Imagine this: you and your family live on land that you’ve owned for decades, maybe even close to a century. You live a simple peaceful life in a small village within a community of people you’ve known for as long as you can remember. And then, seemingly out of nowhere, build their own village right on your village’s land, not like neighbours though, rather they are intent on displacing and replacing you. They build their homes on your land with the sanction of the government and the protection of the military.
Now there’s barbed wire where your sheep used to graze. Now you live in the shadow — literally — of homes that look like they were transplanted from 21st Century America to your rustic village. All while you and your fellow villagers lack basic necessities like land to grow food, water and electricity.
Still, you would be one of the lucky ones because your home, humble as it may seem, remains standing and for now you are still allowed to live in it. Almost weekly, you watch government forces demolish houses, confiscate property, and arrest your neighbours.
That’s what’s happening right now to Palestinians in the Occupied West Bank. It’s been happening for years.
The West Bank was occupied by the Israeli army during the 1967 war. International law forbids countries from settling on lands that they occupy as a result of a conflict if there’s no treaty or agreement in place about the transfer of control of that land. But Israel that interpretation of international law and asserts its rights in the west bank, actively promoting what the rest of the wrold sees as illegal settlements on land taken from Palestinians, often with the support of the United States.
All Palestinians in the occupied territories live under Israeli military rule, even in those areas that are nominally under the political control of the Palestinian Authority. Israel cotinues to confiscate what little Palestinian land is left under false pretences every year.
Now, according to the Paletinian Bureau of Statistics, as of 2019 more than 688,000 settlers live in 150 settlements which are spread disruptively across the west bank and east Jerusalem.
The man right here is al-Haj Suliman al-Hazalin known locally in the South Hebron Hills as Haj Suliman. He was a shepherd and a well-known anti-occupation activist. Suliman was a small man with no weapons. He resisted the occupation through civil disobedience. when Israeli bulldozers destroyed the homes in his neighbourhood he stood in peaceful defiance with a Palestinian flag and his shepherd’s staff.
Two fellow acrivists from Suliman’s village wrote in an article for 972 Magazine, quote: “Haj Suliman is an anti-occupation activist in his late 60s, who we have known our whole lives.
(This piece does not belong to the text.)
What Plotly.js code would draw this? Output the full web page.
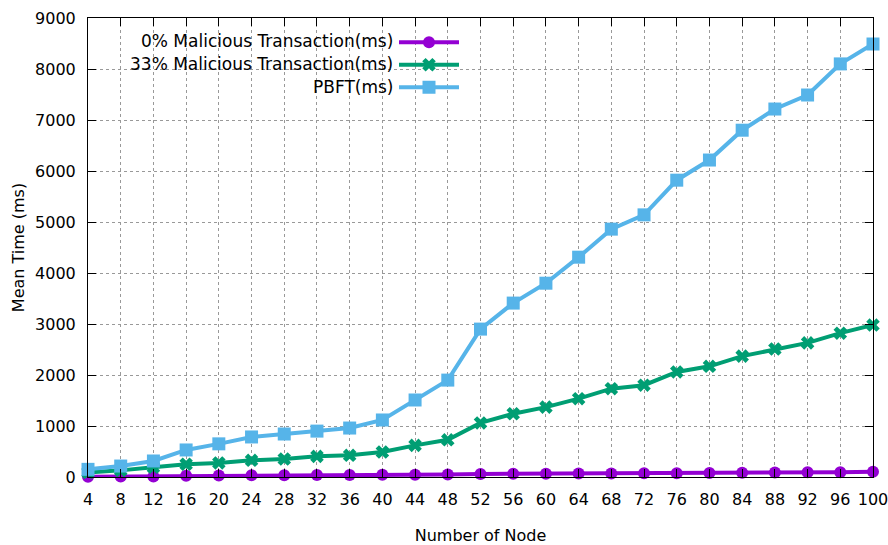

Every time we go to his house in Umm al-Khair, he greets us with a cup of tea and a smile. Everyone in the South Hebron Hills knows him well — especially the Israeli occupation soldiers.”
I met Haj Suliman on my last trip to Israel, Gaza and the west bank at the end of 2019. In this photo, we’re standing right in front of the village’s communal bread oven. Just feet away, behind us, an Israeli settlement encroaches on the livelihood. The new Israeli settlers did not appreciate the smoke that wafted from that bread oven into their settlement next door. So they sent the authorities to demolish one of the only food sources in the village. Israeli soldiers literally destroyed a bread oven to satisfy illegal settlers.
But the harassment continues. The goal was, and always is, to get Palestinians to leave the land, allowing more Israeli settlers to populate it.
And it came to a head days ago. ON the afternoon of January 5th, Israeli forces entered Haj Suliman’s village of Umm al-Khair and began confiscating unregistered Palestinian cars. Haj Suliman did what he had done for decades. He peacefully resisted. Then he was run over by an Israeli tow truck under contract to the Israeli police. Haj Suliman was on the ground, battered and bleeding. Israeli officials say Suliman charged at the truck. Witnesses say, and there were many of them, say otherwise.
What happened next was the real tragedy. Witnesses say the tow truck drive and their police escort simply fled the rural village. They did not render aid to Haj Suliman. They did not even call for an ambulance.
The protester al-Haj Suliman al-Hazalin never emerged from his coma and he died of his injuries this week. Suliman was a man with little to his name except for his land, his village, and his ability to stand up to an illegal occupation. This small man, with just his words and his staff, was a thorn in the side of the Israeli occupation because he had become a symbol of the resistance and an emblem of that Israeli occupation.